- Born: 21 June 1962 (age 63)

= Nicolò Petrucci =

Italian engineer

Nicolò Petrucci is an Italian engineer, former head of aerodynamics at Scuderia Toro Rosso, the Formula One team.

== Career ==
Nicolò Petrucci studied aeronautical engineering at the Politecnico di Milano university of technology in Milan, Italy, specializing in aerodynamics. He wrote a research paper on aero-elastic phenomena in a Formula 1 car, which was completed with the help of Harvey Postlethwaite and Giampaolo Dallara. This led to Petrucci's job in 1992 as a computational fluid dynamics engineer at Scuderia Ferrari, a Formula One team. He briefly worked at the Planair wind tunnel. In 1997 he moved to Maranello, Italy to become a senior aerodynamicist, then was promoted to project leader. In early 2001, he moved to Arrows, where he worked as head of the aerodynamics team.
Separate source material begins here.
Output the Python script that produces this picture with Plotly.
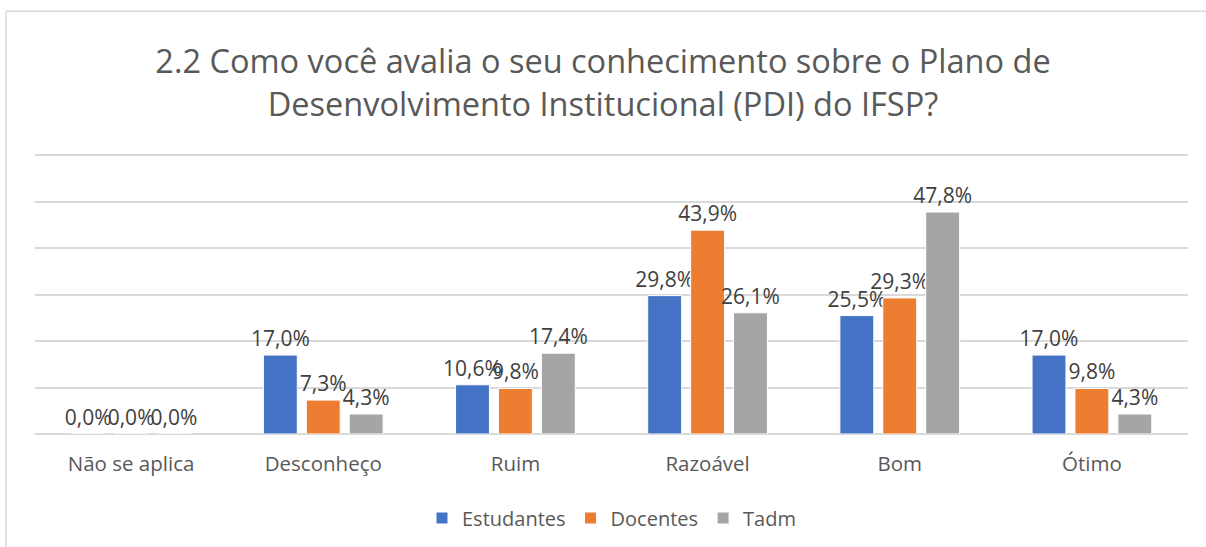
import plotly.graph_objects as go

# categories and series (percent)
categorias = ["Não se aplica", "Desconheço", "Ruim", "Razoável", "Bom", "Ótimo"]
estudantes = [0.0, 17.0, 10.6, 29.8, 25.5, 17.0]
docentes = [0.0, 7.3, 9.8, 43.9, 29.3, 9.8]
tadm = [0.0, 4.3, 17.4, 26.1, 47.8, 4.3]

series = [("Estudantes", estudantes, "#4472C4"),
          ("Docentes", docentes, "#ED7D31"),
          ("Tadm", tadm, "#A5A5A5")]

FONT = "Open Sans"

fig = go.Figure()
for nome, vals, cor in series:
    fig.add_trace(go.Bar(
        x=categorias, y=vals, name=nome,
        marker=dict(color=cor, line=dict(color="white", width=1)),
        text=[f"{v:.1f}%".replace(".", ",") for v in vals],
        textposition="outside", constraintext="none", cliponaxis=False,
        textfont=dict(family=FONT, size=21, color="#404040"),
    ))

fig.update_layout(
    width=1206, height=547,
    paper_bgcolor="white", plot_bgcolor="white",
    title=dict(text="2.2 Como você avalia o seu conhecimento sobre o Plano de<br>Desenvolvimento Institucional (PDI) do IFSP?",
               x=0.5, xanchor="center", y=0.866, yanchor="top",
               font=dict(family=FONT, size=32.5, color="#595959")),
    margin=dict(l=35, r=18, t=154, b=113, autoexpand=False),
    barmode="group", bargap=0.33, bargroupgap=0.21,
    showlegend=True,
    legend=dict(orientation="h", x=0.5, xanchor="center", y=-0.30, yanchor="middle",
                font=dict(family=FONT, size=20, color="#595959"),
                itemwidth=30, traceorder="normal"),
    xaxis=dict(showgrid=False, showline=False, ticks="", ticklabelstandoff=15,
               tickfont=dict(family=FONT, size=20.5, color="#595959")),
    yaxis=dict(range=[0, 60.3], dtick=10, showticklabels=False, showgrid=True,
               gridcolor="#D9D9D9", gridwidth=1.5, zeroline=True,
               zerolinecolor="#D9D9D9", zerolinewidth=1.5),
    shapes=[
        dict(type="line", xref="paper", yref="paper", x0=-0.0252, x1=1.1, y0=1.51, y1=1.51,
             line=dict(color="#D9D9D9", width=1.5)),
        dict(type="line", xref="paper", yref="paper", x0=-0.0252, x1=-0.0252, y0=-0.5, y1=1.51,
             line=dict(color="#D9D9D9", width=1.5)),
    ],
)

# drop the browser's default page margin so the chart sits at the window's corner
fig.write_html("out.html", config={"displayModeBar": False},
               post_script="document.body.style.margin='0';")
Petrucci's work made the car very competitive until the team ran out of funds in the summer of 2002. After that, he moved to Jordan Grand Prix, but this team also ran out of funds, Petrucci resigned. At the end of 2004 Petrucci started working for Toyota. From February 2007 to July next year, Petrucci worked at Honda as head of the aerodynamics team. From September 2008 to November 2011 he was the head of aerodynamics at Scuderia Toro Rosso.